Thanks for the translation, it was really interesting even if I'm not personally satisfied with some of Kishimoto's choice, lately.
I couldn't agree more... I miss the heartfelt experience I had reading early Naruto chapters so bad. Lately, everything feels emptier, and too often illogical. Resulting in a quite boring phantasmagoria of exaggerated situation. And above all, bringing back all the dead to life on a whim, again and again, so that they can solve all your problems, is NOT the best way to depict and teach hope, in my humble opinion. Exactly like you, I write as a fond Naruto fan who couldn't quit reading it even if I wanted to. But the glory of the old times is long gone...
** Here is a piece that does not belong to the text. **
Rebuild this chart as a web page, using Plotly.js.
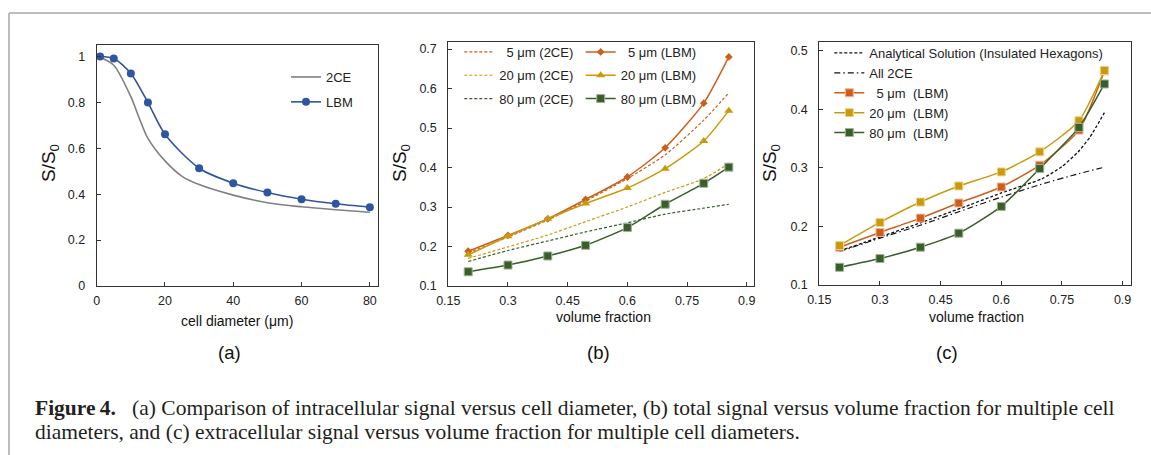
<!DOCTYPE html>
<html>
<head>
<meta charset="utf-8">
<script src="https://cdn.plot.ly/plotly-3.0.1.min.js"></script>
<style>
  html, body { margin: 0; padding: 0; background: #ffffff; }
  #chart { width: 1151px; height: 455px; }
</style>
</head>
<body>
<div id="chart"></div>
<script>
// ---------- Data ----------
// Panel (a): signal vs cell diameter
const diamLBM = [1, 5, 10, 15, 20, 30, 40, 50, 60, 70, 80];
const lbmA    = [1.0, 0.991, 0.926, 0.799, 0.661, 0.513, 0.448, 0.407, 0.378, 0.358, 0.343];
const diam2CE = [1, 5, 10, 12.5, 15, 20, 25, 30, 40, 50, 60, 70, 80];
const ce2A    = [0.997, 0.962, 0.825, 0.73, 0.643, 0.545, 0.478, 0.442, 0.396, 0.363, 0.345, 0.332, 0.321];

// Panel (b): total signal vs volume fraction
const volFrac = [0.2, 0.3, 0.4, 0.495, 0.6, 0.695, 0.792, 0.855];
const lbm5B  = [0.188, 0.228, 0.270, 0.319, 0.376, 0.450, 0.563, 0.680];
const lbm20B = [0.179, 0.226, 0.270, 0.309, 0.348, 0.397, 0.467, 0.544];
const lbm80B = [0.136, 0.153, 0.176, 0.203, 0.248, 0.307, 0.360, 0.401];
const ce5B   = [0.184, 0.224, 0.267, 0.315, 0.372, 0.432, 0.520, 0.589];
const ce20B  = [0.170, 0.199, 0.229, 0.263, 0.300, 0.337, 0.372, 0.410];
const ce80B  = [0.162, 0.190, 0.214, 0.237, 0.260, 0.282, 0.297, 0.307];

// Panel (c): extracellular signal vs volume fraction
const lbm5C  = [0.1645, 0.1896, 0.2141, 0.2398, 0.2672, 0.3043, 0.3642, 0.4652];
const lbm20C = [0.1673, 0.2067, 0.2415, 0.2689, 0.2929, 0.3271, 0.3802, 0.4660];
const lbm80C = [0.1302, 0.1451, 0.1645, 0.1884, 0.2341, 0.2986, 0.3688, 0.4429];
const analyticX = [0.2, 0.3, 0.4, 0.5, 0.6, 0.7, 0.75, 0.79, 0.82, 0.855];
const analyticY = [0.158, 0.182, 0.206, 0.231, 0.257, 0.281, 0.302, 0.327, 0.353, 0.394];
const all2CE    = [0.157, 0.180, 0.202, 0.225, 0.250, 0.271, 0.290, 0.301];

// Labels
const namesA = ['2CE', 'LBM'];
const names2CE_B = ['\u20075 μm (2CE)', '20 μm (2CE)', '80 μm (2CE)'];
const namesLBM_B = ['\u20075 μm (LBM)', '20 μm (LBM)', '80 μm (LBM)'];
const namesC = ['Analytical Solution (Insulated Hexagons)', 'All 2CE',
                '\u20075 μm\u00a0\u00a0(LBM)', '20 μm\u00a0\u00a0(LBM)', '80 μm\u00a0\u00a0(LBM)'];
const panelLabels = ['(a)', '(b)', '(c)'];
const captionLine1 = '<b>Figure\u20094.</b>\u2002 (a) Comparison of intracellular signal versus cell diameter, (b) total signal versus volume fraction for multiple cell';
const captionLine2 = 'diameters, and (c) extracellular signal versus volume fraction for multiple cell diameters.';

// ---------- Styling ----------
const W = 1151, H = 455;
const px = x => x / W;
const py = y => 1 - y / H;
const SANS = 'Liberation Sans, Arial, sans-serif';
const SERIF = 'Liberation Serif, Times New Roman, serif';
const BLUE = '#2F55A0', GRAY = '#808080';
const ORANGE = '#CC5F1C', GOLD = '#C99A0C', GREEN = '#3A5E2A';

const traces = [
  // Panel (a)
  { x: diam2CE, y: ce2A, name: namesA[0], xaxis: 'x', yaxis: 'y', mode: 'lines',
    line: { color: GRAY, width: 1.6, shape: 'spline', smoothing: 0.8 },
    legend: 'legend', legendgroup: 'a1' },
  { x: diamLBM, y: lbmA, name: namesA[1], xaxis: 'x', yaxis: 'y', mode: 'lines+markers',
    line: { color: BLUE, width: 1.6, shape: 'spline', smoothing: 0.8 },
    marker: { symbol: 'circle', size: 8, color: BLUE },
    legend: 'legend', legendgroup: 'a2' },

  // Panel (b) 2CE dashed
  { x: volFrac, y: ce5B, name: names2CE_B[0], xaxis: 'x2', yaxis: 'y2', mode: 'lines',
    line: { color: ORANGE, width: 1.2, dash: '3px,2px', shape: 'spline', smoothing: 0.6 },
    legend: 'legend2', legendgroup: 'b1' },
  { x: volFrac, y: ce20B, name: names2CE_B[1], xaxis: 'x2', yaxis: 'y2', mode: 'lines',
    line: { color: GOLD, width: 1.2, dash: '3px,2px', shape: 'spline', smoothing: 0.6 },
    legend: 'legend2', legendgroup: 'b2' },
  { x: volFrac, y: ce80B, name: names2CE_B[2], xaxis: 'x2', yaxis: 'y2', mode: 'lines',
    line: { color: GREEN, width: 1.2, dash: '3px,2px', shape: 'spline', smoothing: 0.6 },
    legend: 'legend2', legendgroup: 'b3' },
  // Panel (b) LBM
  { x: volFrac, y: lbm5B, name: namesLBM_B[0], xaxis: 'x2', yaxis: 'y2', mode: 'lines+markers',
    line: { color: ORANGE, width: 1.5, shape: 'spline', smoothing: 0.6 },
    marker: { symbol: 'diamond', size: 6, color: ORANGE },
    legend: 'legend3', legendgroup: 'b4' },
  { x: volFrac, y: lbm20B, name: namesLBM_B[1], xaxis: 'x2', yaxis: 'y2', mode: 'lines+markers',
    line: { color: GOLD, width: 1.5, shape: 'spline', smoothing: 0.6 },
    marker: { symbol: 'triangle-up', size: 8, color: GOLD },
    legend: 'legend3', legendgroup: 'b5' },
  { x: volFrac, y: lbm80B, name: namesLBM_B[2], xaxis: 'x2', yaxis: 'y2', mode: 'lines+markers',
    line: { color: GREEN, width: 1.5, shape: 'spline', smoothing: 0.6 },
    marker: { symbol: 'square', size: 8, color: GREEN, line: { color: '#9fb394', width: 1 } },
    legend: 'legend3', legendgroup: 'b6' },

  // Panel (c)
  { x: analyticX, y: analyticY, name: namesC[0], xaxis: 'x3', yaxis: 'y3', mode: 'lines',
    line: { color: '#111', width: 1.3, dash: '3px,2px', shape: 'spline', smoothing: 0.5 },
    legend: 'legend4', legendgroup: 'c1' },
  { x: volFrac, y: all2CE, name: namesC[1], xaxis: 'x3', yaxis: 'y3', mode: 'lines',
    line: { color: '#111', width: 1.2, dash: '6px,3px,1.5px,3px', shape: 'spline', smoothing: 0.6 },
    legend: 'legend4', legendgroup: 'c2' },
  { x: volFrac, y: lbm5C, name: namesC[2], xaxis: 'x3', yaxis: 'y3', mode: 'lines+markers',
    line: { color: ORANGE, width: 1.5, shape: 'spline', smoothing: 0.6 },
    marker: { symbol: 'square', size: 8, color: ORANGE, line: { color: '#f0b896', width: 1 } },
    legend: 'legend4', legendgroup: 'c3' },
  { x: volFrac, y: lbm20C, name: namesC[3], xaxis: 'x3', yaxis: 'y3', mode: 'lines+markers',
    line: { color: GOLD, width: 1.5, shape: 'spline', smoothing: 0.6 },
    marker: { symbol: 'square', size: 8, color: GOLD, line: { color: '#ecd48f', width: 1 } },
    legend: 'legend4', legendgroup: 'c4' },
  { x: volFrac, y: lbm80C, name: namesC[4], xaxis: 'x3', yaxis: 'y3', mode: 'lines+markers',
    line: { color: GREEN, width: 1.5, shape: 'spline', smoothing: 0.6 },
    marker: { symbol: 'square', size: 8, color: GREEN, line: { color: '#9fb394', width: 1 } },
    legend: 'legend4', legendgroup: 'c5' }
];

const tickFont = { family: SANS, size: 12.5, color: '#222' };
function axisBase(extra) {
  return Object.assign({
    showline: true, mirror: true, linecolor: '#333', linewidth: 1,
    ticks: 'inside', ticklen: 4, tickcolor: '#333', tickwidth: 1,
    showgrid: false, zeroline: false, tickfont: tickFont, fixedrange: true
  }, extra);
}

const legFont = { family: SANS, size: 13, color: '#222' };
function legendBase(xPx, yTopPx, gap) {
  return {
    x: px(xPx), y: py(yTopPx), xref: 'paper', yref: 'paper',
    xanchor: 'left', yanchor: 'top', bgcolor: 'rgba(0,0,0,0)', borderwidth: 0,
    font: legFont, traceorder: 'grouped', tracegroupgap: gap, itemwidth: 30
  };
}

const annFont = (size) => ({ family: SANS, size: size, color: '#111' });
const annotations = [
  // y-axis titles
  { text: 'S/S<sub>0</sub>', x: px(50), y: py(163), xref: 'paper', yref: 'paper',
    textangle: -90, showarrow: false, font: annFont(19), xanchor: 'center', yanchor: 'middle' },
  { text: 'S/S<sub>0</sub>', x: px(401), y: py(163), xref: 'paper', yref: 'paper',
    textangle: -90, showarrow: false, font: annFont(19), xanchor: 'center', yanchor: 'middle' },
  { text: 'S/S<sub>0</sub>', x: px(771), y: py(163), xref: 'paper', yref: 'paper',
    textangle: -90, showarrow: false, font: annFont(19), xanchor: 'center', yanchor: 'middle' },
  // x-axis titles
  { text: 'cell diameter (μm)', x: px(237), y: py(321), xref: 'paper', yref: 'paper',
    showarrow: false, font: annFont(14), xanchor: 'center', yanchor: 'middle' },
  { text: 'volume fraction', x: px(603.5), y: py(317), xref: 'paper', yref: 'paper',
    showarrow: false, font: annFont(14), xanchor: 'center', yanchor: 'middle' },
  { text: 'volume fraction', x: px(976.5), y: py(317), xref: 'paper', yref: 'paper',
    showarrow: false, font: annFont(14), xanchor: 'center', yanchor: 'middle' },
  // panel labels
  { text: panelLabels[0], x: px(229), y: py(352), xref: 'paper', yref: 'paper',
    showarrow: false, font: annFont(18.5), xanchor: 'center', yanchor: 'middle' },
  { text: panelLabels[1], x: px(598), y: py(352), xref: 'paper', yref: 'paper',
    showarrow: false, font: annFont(18.5), xanchor: 'center', yanchor: 'middle' },
  { text: panelLabels[2], x: px(947), y: py(352), xref: 'paper', yref: 'paper',
    showarrow: false, font: annFont(18.5), xanchor: 'center', yanchor: 'middle' },
  // caption
  { text: captionLine1, x: px(33), y: py(408), xref: 'paper', yref: 'paper',
    showarrow: false, font: { family: SERIF, size: 21.5, color: '#231f20' }, xanchor: 'left', yanchor: 'middle' },
  { text: captionLine2, x: px(33), y: py(432), xref: 'paper', yref: 'paper',
    showarrow: false, font: { family: SERIF, size: 21.5, color: '#231f20' }, xanchor: 'left', yanchor: 'middle' }
];

const layout = {
  width: W, height: H,
  margin: { l: 0, r: 0, t: 0, b: 0 },
  paper_bgcolor: '#ffffff', plot_bgcolor: '#ffffff',
  showlegend: true,
  xaxis: axisBase({ domain: [px(96.7), px(377.7)], range: [0, 82.3], tick0: 0, dtick: 20, anchor: 'y', ticklabelstandoff: 3 }),
  yaxis: axisBase({ domain: [py(286), py(45)], range: [0, 1.05], tick0: 0, dtick: 0.2, anchor: 'x', ticklabelstandoff: 8 }),
  xaxis2: axisBase({ domain: [px(448.3), px(754.3)], range: [0.15, 0.919], tick0: 0.15, dtick: 0.15, anchor: 'y2', ticklabelstandoff: 3 }),
  yaxis2: axisBase({ domain: [py(286), py(41.7)], range: [0.1, 0.7186], tick0: 0.1, dtick: 0.1, anchor: 'x2', ticklabelstandoff: 8 }),
  xaxis3: axisBase({ domain: [px(819.3), px(1130.7)], range: [0.15, 0.92], tick0: 0.15, dtick: 0.15, anchor: 'y3', ticklabelstandoff: 3 }),
  yaxis3: axisBase({ domain: [py(285), py(42.3)], range: [0.1, 0.514], tick0: 0.1, dtick: 0.1, anchor: 'x3', ticklabelstandoff: 8 }),
  legend:  legendBase(286, 62, 5),
  legend2: legendBase(459.3, 37, 3.4),
  legend3: legendBase(580.7, 37, 3.4),
  legend4: legendBase(829.3, 38, 0),
  annotations: annotations,
  shapes: [
    { type: 'line', xref: 'paper', yref: 'paper', x0: px(9), x1: 1, y0: py(13), y1: py(13),
      line: { color: '#bdbdbd', width: 2 } },
    { type: 'line', xref: 'paper', yref: 'paper', x0: px(9), x1: px(9), y0: py(13), y1: 0,
      line: { color: '#bdbdbd', width: 2 } }
  ]
};

Plotly.newPlot('chart', traces, layout, { displayModeBar: false, staticPlot: true });
</script>
</body>
</html>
Thanks very much for this. It explains a lot of why I can relate so much to how Kishi wrote Naruto, his views on parenthood, and war, in particular. The fact that he listened to his grandparents who experienced real life war is an eye-opener. I love listening to those kinds of stories from old people and they do influence my viewpoint and affect my own writing. Very few are left from that generation and young people should take advantage and seek out their wisdom while they're still around. Thanks again for sharing.
I agree with you. When i studied ethnology that was probably the most important thing i learned: Old people have a lot of interesting think to say, if you give them the time of day, and don't just ignore them, as some kind of boring past relic. Their stories can be very inspiring too.